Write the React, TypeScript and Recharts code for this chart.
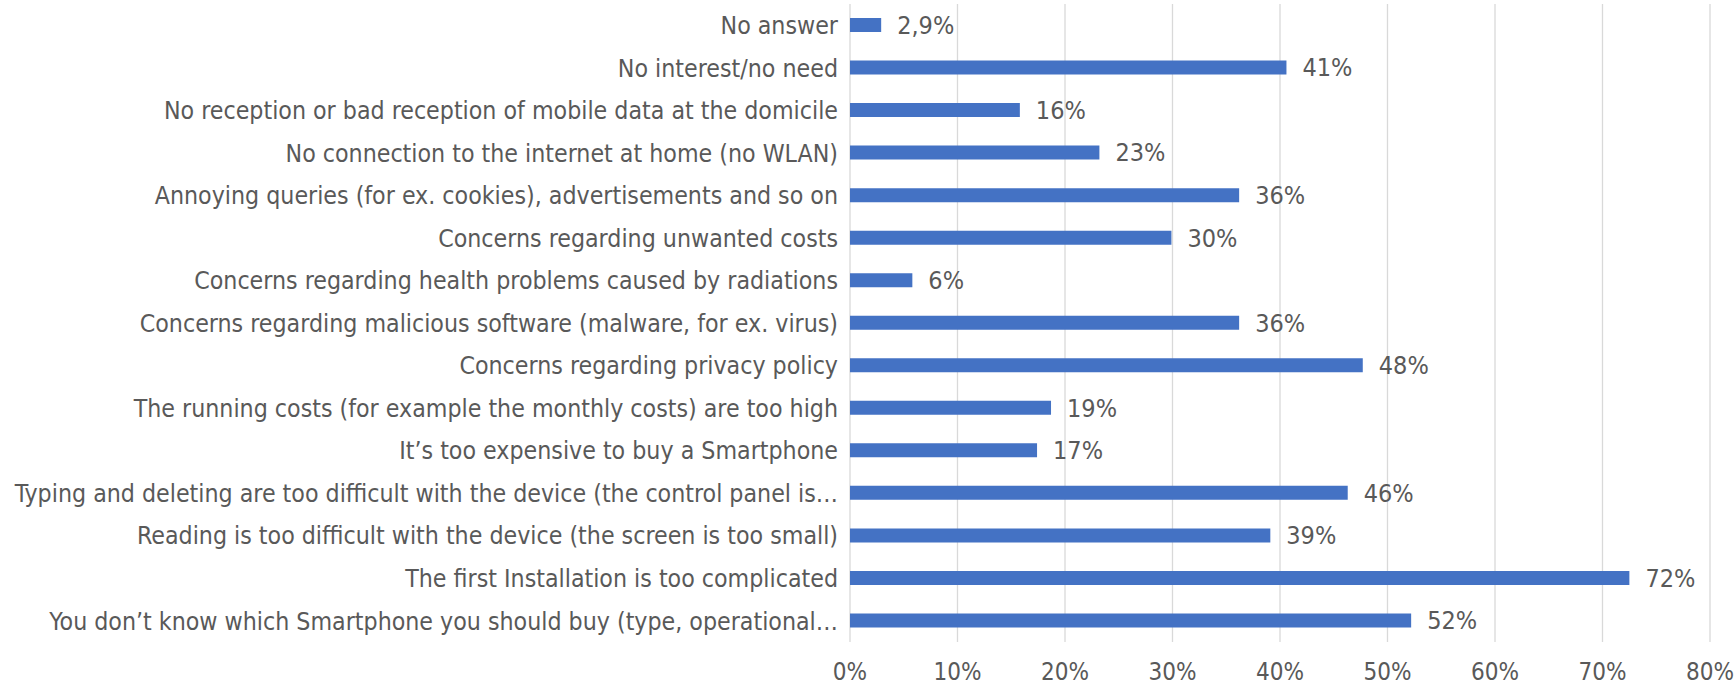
import React from "react";
import { BarChart, Bar, XAxis, YAxis, CartesianGrid, LabelList } from "recharts";

// reasons, top to bottom as in the survey chart
const reasons = [
  "No answer",
  "No interest/no need",
  "No reception or bad reception of mobile data at the domicile",
  "No connection to the internet at home (no WLAN)",
  "Annoying queries (for ex. cookies), advertisements and so on",
  "Concerns regarding unwanted costs",
  "Concerns regarding health problems caused by radiations",
  "Concerns regarding malicious software (malware, for ex. virus)",
  "Concerns regarding privacy policy",
  "The running costs (for example the monthly costs) are too high",
  "It\u2019s too expensive to buy a Smartphone",
  "Typing and deleting are too difficult with the device (the control panel is\u2026",
  "Reading is too difficult with the device (the screen is too small)",
  "The first  Installation is too complicated",
  "You don\u2019t know which Smartphone you should buy (type, operational\u2026",
];

const shares = [2.9, 40.6, 15.8, 23.2, 36.2, 29.9, 5.8, 36.2, 47.7, 18.7, 17.4, 46.3, 39.1, 72.5, 52.2];

const shareLabels = ["2,9%", "41%", "16%", "23%", "36%", "30%", "6%", "36%", "48%", "19%", "17%", "46%", "39%", "72%", "52%"];

const xTicks = [0, 10, 20, 30, 40, 50, 60, 70, 80];

const data = reasons.map((name, i) => ({ name, value: shares[i], label: shareLabels[i] }));

const FONT = "'DejaVu Sans Condensed', 'Liberation Sans Narrow', sans-serif";

export default function App() {
  return (
    <div style={{ position: "absolute", left: 0, top: 0, background: "#fff" }}>
      <BarChart
        width={1735}
        height={687}
        data={data}
        layout="vertical"
        margin={{ top: 4, right: 25, left: 0, bottom: 0 }}
        barSize={14}
      >
        <CartesianGrid horizontal={false} stroke="#d9d9d9" strokeWidth={1.3} />
        <XAxis
          type="number"
          domain={[0, 80]}
          ticks={xTicks}
          tickFormatter={(v) => `${v}%`}
          axisLine={false}
          tickLine={false}
          tickMargin={15}
          height={45}
          tick={{ fill: "#595959", fontSize: 24, fontFamily: FONT }}
        />
        <YAxis
          type="category"
          dataKey="name"
          width={850}
          axisLine={false}
          tickLine={false}
          tickMargin={6}
          interval={0}
          tick={{ fill: "#595959", fontSize: 24.7, fontFamily: FONT }}
        />
        <Bar dataKey="value" fill="#4472c4" isAnimationActive={false}>
          <LabelList
            dataKey="label"
            position="right"
            offset={16}
            fill="#595959"
            fontSize={25}
            fontFamily={FONT}
          />
        </Bar>
      </BarChart>
    </div>
  );
}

⁂

> _AIM OF THE TASK_
Leave out all pictures, then copy the remaining material exactly.

> _SOLVED EXERCISE_
Write the React, TypeScript and Recharts code for this chart.
import React from "react";
import { BarChart, Bar, XAxis, YAxis, CartesianGrid, LabelList } from "recharts";

// reasons, top to bottom as in the survey chart
const reasons = [
  "No answer",
  "No interest/no need",
  "No reception or bad reception of mobile data at the domicile",
  "No connection to the internet at home (no WLAN)",
  "Annoying queries (for ex. cookies), advertisements and so on",
  "Concerns regarding unwanted costs",
  "Concerns regarding health problems caused by radiations",
  "Concerns regarding malicious software (malware, for ex. virus)",
  "Concerns regarding privacy policy",
  "The running costs (for example the monthly costs) are too high",
  "It\u2019s too expensive to buy a Smartphone",
  "Typing and deleting are too difficult with the device (the control panel is\u2026",
  "Reading is too difficult with the device (the screen is too small)",
  "The first  Installation is too complicated",
  "You don\u2019t know which Smartphone you should buy (type, operational\u2026",
];

const shares = [2.9, 40.6, 15.8, 23.2, 36.2, 29.9, 5.8, 36.2, 47.7, 18.7, 17.4, 46.3, 39.1, 72.5, 52.2];

const shareLabels = ["2,9%", "41%", "16%", "23%", "36%", "30%", "6%", "36%", "48%", "19%", "17%", "46%", "39%", "72%", "52%"];

const xTicks = [0, 10, 20, 30, 40, 50, 60, 70, 80];

const data = reasons.map((name, i) => ({ name, value: shares[i], label: shareLabels[i] }));

const FONT = "'DejaVu Sans Condensed', 'Liberation Sans Narrow', sans-serif";

export default function App() {
  return (
    <div style={{ position: "absolute", left: 0, top: 0, background: "#fff" }}>
      <BarChart
        width={1735}
        height={687}
        data={data}
        layout="vertical"
        margin={{ top: 4, right: 25, left: 0, bottom: 0 }}
        barSize={14}
      >
        <CartesianGrid horizontal={false} stroke="#d9d9d9" strokeWidth={1.3} />
        <XAxis
          type="number"
          domain={[0, 80]}
          ticks={xTicks}
          tickFormatter={(v) => `${v}%`}
          axisLine={false}
          tickLine={false}
          tickMargin={15}
          height={45}
          tick={{ fill: "#595959", fontSize: 24, fontFamily: FONT }}
        />
        <YAxis
          type="category"
          dataKey="name"
          width={850}
          axisLine={false}
          tickLine={false}
          tickMargin={6}
          interval={0}
          tick={{ fill: "#595959", fontSize: 24.7, fontFamily: FONT }}
        />
        <Bar dataKey="value" fill="#4472c4" isAnimationActive={false}>
          <LabelList
            dataKey="label"
            position="right"
            offset={16}
            fill="#595959"
            fontSize={25}
            fontFamily={FONT}
          />
        </Bar>
      </BarChart>
    </div>
  );
}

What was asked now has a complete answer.